Die Außenaufnahmen sind in gleißende Hochsommerhelligkeit getaucht, die eine trostlose Endzeitstimmung verbreitet und die Unwirtlichkeit des Ostelbischen Braunkohlereviers verstärkt; innen ist es dagegen gern düster, weil sich die Menschen vor der Hitze schützen. Rottöne gibt es gar keine, Grün nur wenig.

Dass sich die Kamera mitunter gern in Kniehöhe bewegt, ist gleichfalls mehr als bloß eine Spielerei: Bei allen Opfern findet sich ein Wolfsbezug, Wölfe werden zudem regelmäßig erwähnt. Die Rückblenden konzentrieren sich dank einer speziellen Optik auf das Zentrum der Bilder, die Ränder bleiben unscharf. Das entspricht der menschlichen Erinnerung, die sich gern ein auf ein Ereignis fokussiert und das Drumherum außer acht lässt. Franzen hat zuletzt für die ARD-Tochter Degeto Charlotte-Link-Verfilmung "Die Suche" mit Henny Reents und Lucas Gregorowicz gedreht; auch dort spielte die Landschaft die heimliche Hauptrolle.

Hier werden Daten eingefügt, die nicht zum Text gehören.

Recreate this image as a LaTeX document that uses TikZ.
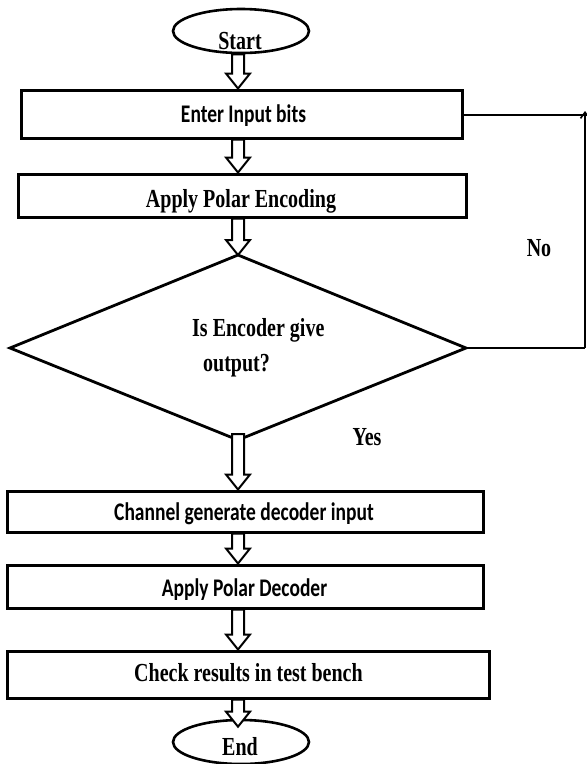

Und dann sind da noch die beiden Hauptfiguren. Mišel Mati?evi? ist eine famose Besetzung für den tiefenentspannten Kommissar, der aber auch anders kann, wie eine Rückblende mit Gewaltexplosion offenbart. In einer der schönsten Szenen schimpft die neue Kollegin über ihre pedantische frühere Chefin, ohne zu merken, dass all’ die Negativattribute, die sie aufzählt, eine perfekte Selbstbeschreibung sind; Maik schaut sie bloß an und lächelt stillvergnügt in sich hinein.

Neben der Akribie, mit der Gottknecht sämtliche Kollegen nervt, zeichnet sie sich vor allem durch einen Lara-Croft-Stil aus, der ihre Zierlichkeit betont, sie aber auch angriffslustig wirken lässt. Endgültig preiswürdig ist schließlich die Leistung von Hunfeld und Zertz, die die vielen verschiedenen Erzählstränge mit großem Geschick zu einem Handlungsteppich verwoben haben und nebenbei auch noch den strukturellen und kulturellen Wandel der Region erzählen; vom Klimawandel ganz zu schweigen. Im Unterschied zu anderen Serien mit ähnlich großem Ensemble verliert man nie den Überblick, was nicht zuletzt eine Frage der Besetzung ist. Dazu zählt, wenn auch ungenannt, unter anderem Walter Kreye, dessen unverwechselbare Erzählstimme jede Episode einleitet.